Murder case during London blitz investigated

Splashing Catherine’s murder across the headlines would turn up the flame under that controversy, and people very high up the political food chain don’t want that.

THE BLITZ of London during World War II serves as the backdrop for the latest Maisie Dobbs novel. (photo credit: Wikimedia Commons)
THE BLITZ of London during World War II serves as the backdrop for the latest Maisie Dobbs novel.
(photo credit: Wikimedia Commons)
Maisie Dobbs’s devoted readers have been through a lot with her. In The American Agent, the 14th novel about Dobbs by Jacqueline Winspear, they’ll follow the psychologist and investigator through the darkest days of the World War II Blitz against Britain as she investigates a murder with ominous political baggage.
In the eponymous 2003 novel that introduced her, Maisie was a young nurse trying to save the lives of soldiers amid the carnage of World War I. In the novels since, she has studied psychology and crime investigation with the eminent Maurice Blanche, lost her young fiancé to his war injuries, worked with Blanche and then set up her own agency after his death, fallen in love again, married a man who changed her life and, again, suffered terrible loss.
Through it all she has solved sometimes harrowing cases with a mixture of intelligence, intuition, determination and compassion that makes her – and it’s an odd compliment, I know – one of the most soothing characters in crime fiction. Reading a Maisie Dobbs book is a little like spending time with an old friend you don’t see often enough, if your old friend’s gig is tracking down and capturing criminals.
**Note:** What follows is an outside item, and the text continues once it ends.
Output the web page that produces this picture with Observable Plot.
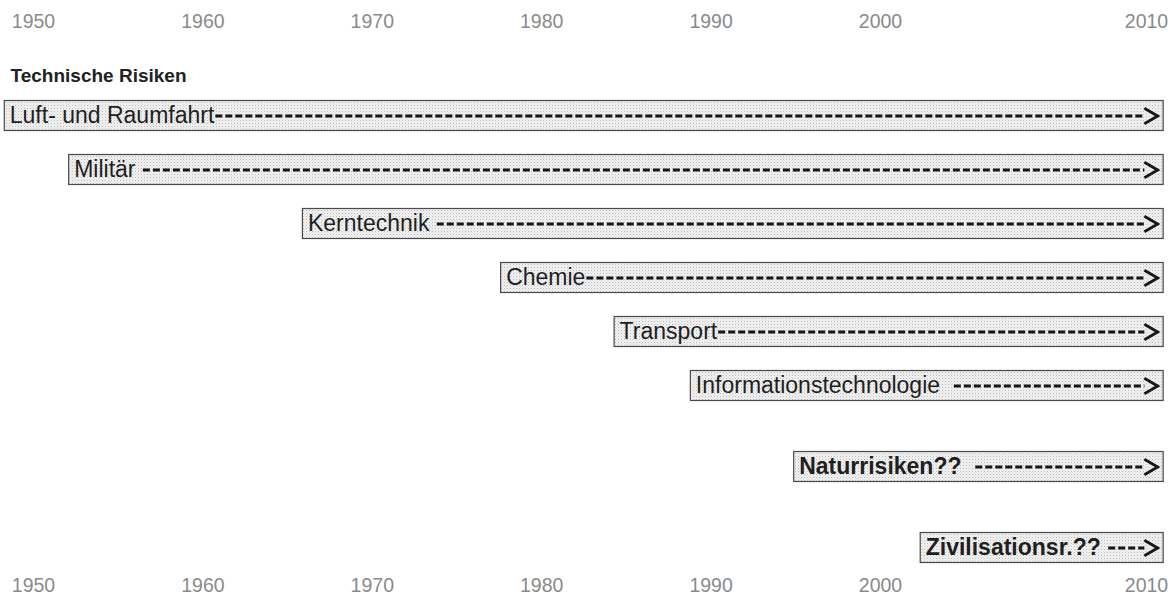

Maisie’s gentle, thoughtful nature is such a hallmark, though, that another book is being published in tandem with The American Agent. Based on fan contributions to a Facebook group, it’s a collection of quotes called What Would Maisie Do? Inspiration From the Pages of Maisie Dobbs.
Winspear, who is British but has lived in the United States for almost 30 years, has said that the idea for the books grew out of hearing stories of her grandfather’s experiences in World War I. She researches each novel so carefully that the series could almost serve as a history of the United Kingdom in the first half of the 20th century.
The American Agent opens with Maisie and her best friend, the wealthy and flamboyant Priscilla Partridge, returning to the same duty they performed in the last war: driving an ambulance. This time, instead of treating soldiers at the front, they’re rescuing civilians from fires and collapsed homes, maneuvering through rubble-strewn London as the bombs fall around them.
Winspear couches the first couple of pages of the book in a radio broadcast by a young American reporter who rides along with Maisie and Pris and obviously admires their courage and competence under fire.
The friends like her, too, judging her “a good sport” the next day. So it’s a shock when Maisie gets a call from her Scotland Yard friend, Robbie MacFarlane, to tell her that Catherine Saxon is dead.
“And we can’t lay this one at Hitler’s feet – she was murdered. Twenty-six years of age and someone saw fit to slit her throat,” he says.
MacFarlane wants Maisie to look into her death and do so quietly. It seems Catherine’s father is a powerful US senator who disapproved not only of his daughter’s career as a journalist but of her efforts to inform Americans about the horrors of the war.
It’s 1940, and the United States has not yet entered World War II. The senator, like many other prominent Americans, is an isolationist who resists sending the Allies anything – troops, supplies, money or even political support. The British, under siege by the Luftwaffe, are resentful. Some even suspect that Americans, at least some of them, sympathize with Hitler.
Splashing Catherine’s murder across the headlines would turn up the flame under that controversy, and people very high up the political food chain don’t want that.
Maisie has another delicate angle to deal with as she tries to find Catherine’s killer. The US Embassy wants her to work with the person of the book’s title. He turns out to be Mark Scott, the charming but enigmatic US Department of Justice agent who helped Maisie out of a serious jam in Munich in 1938 a few books back. She still doesn’t trust him – or her own feelings about him.
On the home front, at her manor house in Chelstone, Maisie’s father and stepmother are caring for a young evacuee named Anna, whom Maisie took in as part of Operation Pied Piper, which evacuated about three million people, most of them children, out of London in four days in 1939, as Hitler’s armies advanced across Europe. Maisie has grown to love the little girl, and her efforts to adopt Anna run through the book.
Motherhood has taken a frightening turn for Priscilla. The oldest of her three sons was seriously injured at Dunkirk, and the second has joined the RAF. The war will put Priscilla herself in peril, too.
Motherhood also becomes a factor in the case of Catherine Saxon’s murder, as Maisie and her assistant, the cheery but formidable Billy Beale, pursue its complexities. What will Maisie do? Don’t worry, she’ll explain it all.